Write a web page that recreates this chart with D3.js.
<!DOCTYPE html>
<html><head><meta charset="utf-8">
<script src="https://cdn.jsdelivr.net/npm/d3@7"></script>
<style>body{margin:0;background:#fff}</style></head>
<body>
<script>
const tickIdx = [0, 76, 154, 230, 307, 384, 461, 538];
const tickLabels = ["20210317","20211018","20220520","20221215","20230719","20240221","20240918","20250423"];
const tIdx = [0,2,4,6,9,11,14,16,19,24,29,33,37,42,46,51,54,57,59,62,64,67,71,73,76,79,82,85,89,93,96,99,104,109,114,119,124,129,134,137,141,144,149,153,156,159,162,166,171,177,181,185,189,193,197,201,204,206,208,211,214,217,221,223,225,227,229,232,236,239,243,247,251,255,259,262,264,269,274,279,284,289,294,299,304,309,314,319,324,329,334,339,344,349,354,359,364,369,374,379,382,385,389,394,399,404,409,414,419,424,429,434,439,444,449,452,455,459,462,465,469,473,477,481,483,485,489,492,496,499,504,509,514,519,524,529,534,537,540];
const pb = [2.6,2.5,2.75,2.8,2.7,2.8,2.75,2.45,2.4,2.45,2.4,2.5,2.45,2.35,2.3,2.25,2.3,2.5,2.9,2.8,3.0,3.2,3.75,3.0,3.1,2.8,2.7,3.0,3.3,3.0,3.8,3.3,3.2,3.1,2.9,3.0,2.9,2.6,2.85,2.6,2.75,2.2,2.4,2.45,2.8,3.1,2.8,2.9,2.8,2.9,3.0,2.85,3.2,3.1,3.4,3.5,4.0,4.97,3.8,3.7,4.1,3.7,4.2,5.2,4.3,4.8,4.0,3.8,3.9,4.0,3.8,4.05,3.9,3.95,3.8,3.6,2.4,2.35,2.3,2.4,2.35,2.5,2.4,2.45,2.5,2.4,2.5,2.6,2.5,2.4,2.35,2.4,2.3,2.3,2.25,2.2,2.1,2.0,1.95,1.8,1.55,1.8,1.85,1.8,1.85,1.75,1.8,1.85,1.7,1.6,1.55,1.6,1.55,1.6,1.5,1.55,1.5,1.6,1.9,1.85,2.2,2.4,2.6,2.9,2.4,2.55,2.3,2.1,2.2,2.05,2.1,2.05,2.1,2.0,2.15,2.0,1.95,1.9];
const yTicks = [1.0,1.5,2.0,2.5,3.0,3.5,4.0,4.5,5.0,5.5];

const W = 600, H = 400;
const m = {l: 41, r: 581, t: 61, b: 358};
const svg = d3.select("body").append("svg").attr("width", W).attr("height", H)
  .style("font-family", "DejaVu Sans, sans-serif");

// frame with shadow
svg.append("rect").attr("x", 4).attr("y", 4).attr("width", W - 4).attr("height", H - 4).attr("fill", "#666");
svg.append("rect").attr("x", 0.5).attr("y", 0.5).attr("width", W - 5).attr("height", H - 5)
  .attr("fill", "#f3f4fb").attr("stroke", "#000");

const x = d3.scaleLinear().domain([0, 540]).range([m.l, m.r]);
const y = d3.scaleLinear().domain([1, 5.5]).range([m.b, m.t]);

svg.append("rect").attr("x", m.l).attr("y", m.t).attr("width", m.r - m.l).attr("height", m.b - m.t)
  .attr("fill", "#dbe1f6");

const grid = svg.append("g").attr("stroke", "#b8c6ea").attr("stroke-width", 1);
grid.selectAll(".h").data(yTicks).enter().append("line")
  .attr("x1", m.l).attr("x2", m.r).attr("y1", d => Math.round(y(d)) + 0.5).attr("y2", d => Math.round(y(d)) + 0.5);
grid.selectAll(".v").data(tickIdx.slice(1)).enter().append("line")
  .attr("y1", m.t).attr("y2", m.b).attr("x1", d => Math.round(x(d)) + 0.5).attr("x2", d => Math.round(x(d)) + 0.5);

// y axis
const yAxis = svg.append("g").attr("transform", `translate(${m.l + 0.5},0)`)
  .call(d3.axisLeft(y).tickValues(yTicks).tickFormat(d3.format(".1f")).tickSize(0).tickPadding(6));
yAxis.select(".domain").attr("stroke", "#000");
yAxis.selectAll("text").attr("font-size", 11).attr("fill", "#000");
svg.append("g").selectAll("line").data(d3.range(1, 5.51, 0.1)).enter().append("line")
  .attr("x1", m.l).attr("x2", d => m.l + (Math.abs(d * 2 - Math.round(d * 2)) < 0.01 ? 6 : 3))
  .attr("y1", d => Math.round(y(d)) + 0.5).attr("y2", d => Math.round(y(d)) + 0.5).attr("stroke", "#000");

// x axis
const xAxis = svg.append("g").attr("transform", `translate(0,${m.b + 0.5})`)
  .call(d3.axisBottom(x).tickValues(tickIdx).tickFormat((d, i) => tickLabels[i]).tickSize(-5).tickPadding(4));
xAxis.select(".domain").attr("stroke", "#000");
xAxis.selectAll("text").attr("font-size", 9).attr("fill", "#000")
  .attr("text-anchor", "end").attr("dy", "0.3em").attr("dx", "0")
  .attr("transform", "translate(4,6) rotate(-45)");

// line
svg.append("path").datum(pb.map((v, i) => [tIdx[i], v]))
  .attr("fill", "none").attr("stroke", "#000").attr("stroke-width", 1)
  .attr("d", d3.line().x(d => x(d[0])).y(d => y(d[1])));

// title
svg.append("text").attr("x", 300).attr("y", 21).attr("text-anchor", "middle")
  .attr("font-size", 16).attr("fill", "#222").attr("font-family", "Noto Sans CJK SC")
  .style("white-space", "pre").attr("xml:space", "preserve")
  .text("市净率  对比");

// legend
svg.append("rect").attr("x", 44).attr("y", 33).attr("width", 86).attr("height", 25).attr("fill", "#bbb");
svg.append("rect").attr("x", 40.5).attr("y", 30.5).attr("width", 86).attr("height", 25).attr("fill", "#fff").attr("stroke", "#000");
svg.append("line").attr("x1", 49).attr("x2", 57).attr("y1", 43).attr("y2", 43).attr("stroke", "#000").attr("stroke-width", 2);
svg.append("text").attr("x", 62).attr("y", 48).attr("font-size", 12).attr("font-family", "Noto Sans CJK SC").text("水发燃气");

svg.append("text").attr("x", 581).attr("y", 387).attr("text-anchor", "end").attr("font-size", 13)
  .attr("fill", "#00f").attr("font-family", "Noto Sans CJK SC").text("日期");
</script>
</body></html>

» **EXERCISE OBJECTIVE**
Print the whole listing exactly as it is.

» **FINISHED ANSWER**
Write a web page that recreates this chart with D3.js.
<!DOCTYPE html>
<html><head><meta charset="utf-8">
<script src="https://cdn.jsdelivr.net/npm/d3@7"></script>
<style>body{margin:0;background:#fff}</style></head>
<body>
<script>
const tickIdx = [0, 76, 154, 230, 307, 384, 461, 538];
const tickLabels = ["20210317","20211018","20220520","20221215","20230719","20240221","20240918","20250423"];
const tIdx = [0,2,4,6,9,11,14,16,19,24,29,33,37,42,46,51,54,57,59,62,64,67,71,73,76,79,82,85,89,93,96,99,104,109,114,119,124,129,134,137,141,144,149,153,156,159,162,166,171,177,181,185,189,193,197,201,204,206,208,211,214,217,221,223,225,227,229,232,236,239,243,247,251,255,259,262,264,269,274,279,284,289,294,299,304,309,314,319,324,329,334,339,344,349,354,359,364,369,374,379,382,385,389,394,399,404,409,414,419,424,429,434,439,444,449,452,455,459,462,465,469,473,477,481,483,485,489,492,496,499,504,509,514,519,524,529,534,537,540];
const pb = [2.6,2.5,2.75,2.8,2.7,2.8,2.75,2.45,2.4,2.45,2.4,2.5,2.45,2.35,2.3,2.25,2.3,2.5,2.9,2.8,3.0,3.2,3.75,3.0,3.1,2.8,2.7,3.0,3.3,3.0,3.8,3.3,3.2,3.1,2.9,3.0,2.9,2.6,2.85,2.6,2.75,2.2,2.4,2.45,2.8,3.1,2.8,2.9,2.8,2.9,3.0,2.85,3.2,3.1,3.4,3.5,4.0,4.97,3.8,3.7,4.1,3.7,4.2,5.2,4.3,4.8,4.0,3.8,3.9,4.0,3.8,4.05,3.9,3.95,3.8,3.6,2.4,2.35,2.3,2.4,2.35,2.5,2.4,2.45,2.5,2.4,2.5,2.6,2.5,2.4,2.35,2.4,2.3,2.3,2.25,2.2,2.1,2.0,1.95,1.8,1.55,1.8,1.85,1.8,1.85,1.75,1.8,1.85,1.7,1.6,1.55,1.6,1.55,1.6,1.5,1.55,1.5,1.6,1.9,1.85,2.2,2.4,2.6,2.9,2.4,2.55,2.3,2.1,2.2,2.05,2.1,2.05,2.1,2.0,2.15,2.0,1.95,1.9];
const yTicks = [1.0,1.5,2.0,2.5,3.0,3.5,4.0,4.5,5.0,5.5];

const W = 600, H = 400;
const m = {l: 41, r: 581, t: 61, b: 358};
const svg = d3.select("body").append("svg").attr("width", W).attr("height", H)
  .style("font-family", "DejaVu Sans, sans-serif");

// frame with shadow
svg.append("rect").attr("x", 4).attr("y", 4).attr("width", W - 4).attr("height", H - 4).attr("fill", "#666");
svg.append("rect").attr("x", 0.5).attr("y", 0.5).attr("width", W - 5).attr("height", H - 5)
  .attr("fill", "#f3f4fb").attr("stroke", "#000");

const x = d3.scaleLinear().domain([0, 540]).range([m.l, m.r]);
const y = d3.scaleLinear().domain([1, 5.5]).range([m.b, m.t]);

svg.append("rect").attr("x", m.l).attr("y", m.t).attr("width", m.r - m.l).attr("height", m.b - m.t)
  .attr("fill", "#dbe1f6");

const grid = svg.append("g").attr("stroke", "#b8c6ea").attr("stroke-width", 1);
grid.selectAll(".h").data(yTicks).enter().append("line")
  .attr("x1", m.l).attr("x2", m.r).attr("y1", d => Math.round(y(d)) + 0.5).attr("y2", d => Math.round(y(d)) + 0.5);
grid.selectAll(".v").data(tickIdx.slice(1)).enter().append("line")
  .attr("y1", m.t).attr("y2", m.b).attr("x1", d => Math.round(x(d)) + 0.5).attr("x2", d => Math.round(x(d)) + 0.5);

// y axis
const yAxis = svg.append("g").attr("transform", `translate(${m.l + 0.5},0)`)
  .call(d3.axisLeft(y).tickValues(yTicks).tickFormat(d3.format(".1f")).tickSize(0).tickPadding(6));
yAxis.select(".domain").attr("stroke", "#000");
yAxis.selectAll("text").attr("font-size", 11).attr("fill", "#000");
svg.append("g").selectAll("line").data(d3.range(1, 5.51, 0.1)).enter().append("line")
  .attr("x1", m.l).attr("x2", d => m.l + (Math.abs(d * 2 - Math.round(d * 2)) < 0.01 ? 6 : 3))
  .attr("y1", d => Math.round(y(d)) + 0.5).attr("y2", d => Math.round(y(d)) + 0.5).attr("stroke", "#000");

// x axis
const xAxis = svg.append("g").attr("transform", `translate(0,${m.b + 0.5})`)
  .call(d3.axisBottom(x).tickValues(tickIdx).tickFormat((d, i) => tickLabels[i]).tickSize(-5).tickPadding(4));
xAxis.select(".domain").attr("stroke", "#000");
xAxis.selectAll("text").attr("font-size", 9).attr("fill", "#000")
  .attr("text-anchor", "end").attr("dy", "0.3em").attr("dx", "0")
  .attr("transform", "translate(4,6) rotate(-45)");

// line
svg.append("path").datum(pb.map((v, i) => [tIdx[i], v]))
  .attr("fill", "none").attr("stroke", "#000").attr("stroke-width", 1)
  .attr("d", d3.line().x(d => x(d[0])).y(d => y(d[1])));

// title
svg.append("text").attr("x", 300).attr("y", 21).attr("text-anchor", "middle")
  .attr("font-size", 16).attr("fill", "#222").attr("font-family", "Noto Sans CJK SC")
  .style("white-space", "pre").attr("xml:space", "preserve")
  .text("市净率  对比");

// legend
svg.append("rect").attr("x", 44).attr("y", 33).attr("width", 86).attr("height", 25).attr("fill", "#bbb");
svg.append("rect").attr("x", 40.5).attr("y", 30.5).attr("width", 86).attr("height", 25).attr("fill", "#fff").attr("stroke", "#000");
svg.append("line").attr("x1", 49).attr("x2", 57).attr("y1", 43).attr("y2", 43).attr("stroke", "#000").attr("stroke-width", 2);
svg.append("text").attr("x", 62).attr("y", 48).attr("font-size", 12).attr("font-family", "Noto Sans CJK SC").text("水发燃气");

svg.append("text").attr("x", 581).attr("y", 387).attr("text-anchor", "end").attr("font-size", 13)
  .attr("fill", "#00f").attr("font-family", "Noto Sans CJK SC").text("日期");
</script>
</body></html>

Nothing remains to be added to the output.